Concrete lasts 20 to 30 years with proper installation and resealing every 3 to 5 years. Pavers and natural stone last 25 to 40+ years. Wood decks last 15 to 20 years with proper staining. Composite decking lasts 25 to 30 years with minimal maintenance. The subbase preparation and drainage quality matter as much as the material choice – a well-installed cheap material outlasts a poorly-installed premium one.
Can I install a pool deck myself?
Paver installation is a reasonable DIY project for a homeowner with some experience and a long weekend. Concrete is not – it requires a mixing truck, experienced finishers working fast before the concrete sets, and proper formwork that affects the final result significantly. Stamped concrete especially requires multiple experienced workers all doing specific tasks simultaneously. Do not attempt concrete pool deck work as a DIY project unless you have done it before.

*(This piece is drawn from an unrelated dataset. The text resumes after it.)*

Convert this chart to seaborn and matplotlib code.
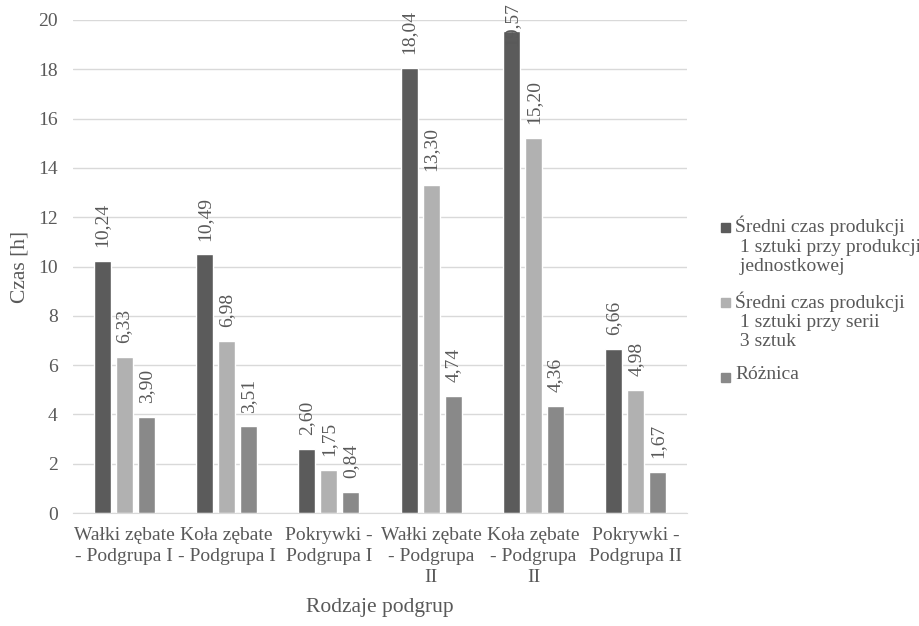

How soon can you use a new pool deck?
Concrete needs 28 days to reach full cure strength. You can walk on it lightly after 24 to 48 hours but should not put heavy furniture on it or drive anything across it for 7 days. Pavers can be used immediately after the sand-set installation is complete and jointing sand is swept in, though the base continues to settle for the first few months. Wood and composite decks are ready for use as soon as the build is complete.
How do you keep a concrete pool deck from cracking?
Control joints are the primary tool. Concrete shrinks as it cures and cracks somewhere – control joints create planned weak points where the cracking occurs invisibly in the joint rather than randomly across the slab. Joints should be cut every 8 to 10 feet in each direction. A proper aggregate base prevents movement from below. Reinforcing with rebar or fiber mesh adds tensile strength. And proper drainage prevents water from ponding under the slab and causing heaving in freeze-thaw areas.